ÇEVRE - 05 Aralık 2018 Çarşamba 13:16

Atatürk Köşkü Ormanı’nı ‘12 dişli’den kurtarmak için kuruyan ağaçlar kesilecek

A
A
A
Atatürk Köşkü Ormanı’nı ‘12 dişli’den kurtarmak için kuruyan ağaçlar kesilecek

Atatürk Köşkü Ormanı’nda 12 Dişli Çam Kabuk Böceği’nin neden olduğu ağaç kurumaları ile ilgili incelemelerini tamamlayan akademisyenler Bin 41 ağacın bulunduğu ormandaki çoğunluğu ladin ve sarı çam olan 326 adet ağacın 12 Dişli Çam Kabuk Böceği zararı ile tamamen kuruduğunu tespit etti.

Atatürk Köşkü Ormanı’nda 12 Dişli Çam Kabuk Böceği’nin neden olduğu ağaç kurumaları ile ilgili incelemelerini tamamlayan akademisyenler Bin 41 ağacın bulunduğu ormandaki çoğunluğu ladin ve sarı çam olan 326 adet ağacın 12 Dişli Çam Kabuk Böceği zararı ile tamamen kuruduğunu tespit etti. Ormanı kurtarmak ve diğer ağaçların zarar görmesini engellemek için kuruyan ağaçların kesilerek yerlerine zararlılara ve iklim şartlarına daha dayanıklı ağaç türleri dikilecek.

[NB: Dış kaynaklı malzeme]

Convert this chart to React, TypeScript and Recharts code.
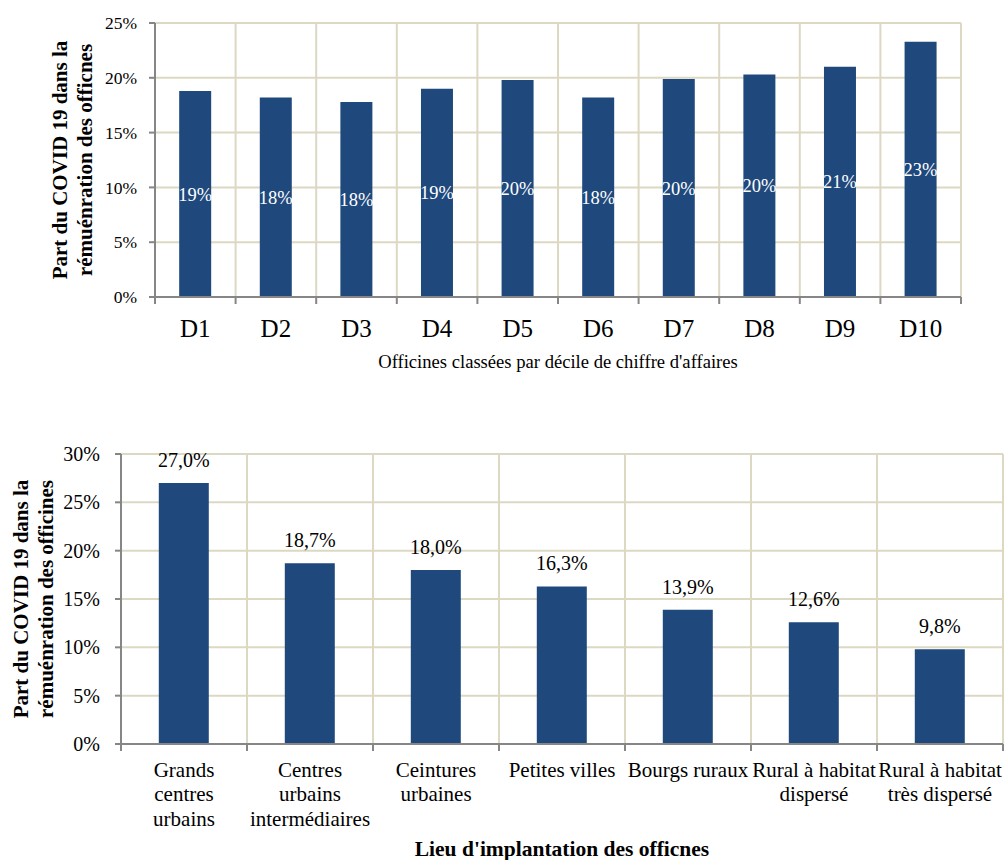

Trabzon Büyükşehir Belediye Başkanı Orhan Fevzi Gümrükçüoğlu, bu sabah beraberinde KTÜ Orman Fakültesi Orman Entomolojisi ve Koruma Ana Bilim Dalı Öğretim üyesi Prof. Dr. Mahmut Eroğlu, Silvikültür Ana Bilim Dalı Öğretim Üyesi Prof. Dr. İbrahim Turna, Trabzon Orman İşletme Müdürü Savaş Ayvaz ve Park Bahçeler Daire Başkanı Fatih Erol ile birlikte Atatürk Köşkü Ormanı Koruma ve Rehabilitasyon Projesi ile ilgili basın mensuplarına gelinen son nokta ile ilgili açıklamalarda bulundu.


Gümrükçüoğlu, Soğuksu mahallesindeki yaklaşık 2,5 hektar büyüklüğündeki çoğunluğu ladin ve sarıçam ağaçlarından oluşan Atatürk Köşkü Ormanı’nda 2012 yılından bugüne tekli ağaç kurumaları ve 12 dişli çam kabuk böceği zararlısı ile karşılaşıldığına buna karşı da feromon tuzakları hazırlanarak mücadele edildiğini hatırlattı. Ancak 2018 yılı yaz aylarından itibaren başlayan yoğun ağaç kurumaları üzerine Orman İşletme Şefliği ve Karadeniz Teknik Üniversitesi’nden alanın incelenmesini istediklerini belirten Gümrükçüoğlu “Bu incelemenin ardından akademisyenlerimiz ve Orman İşletme Şefliğimiz bir rapor hazırladı. Onların öngördüğü raporu harfiyen uygulamaya karar verdik” dedi.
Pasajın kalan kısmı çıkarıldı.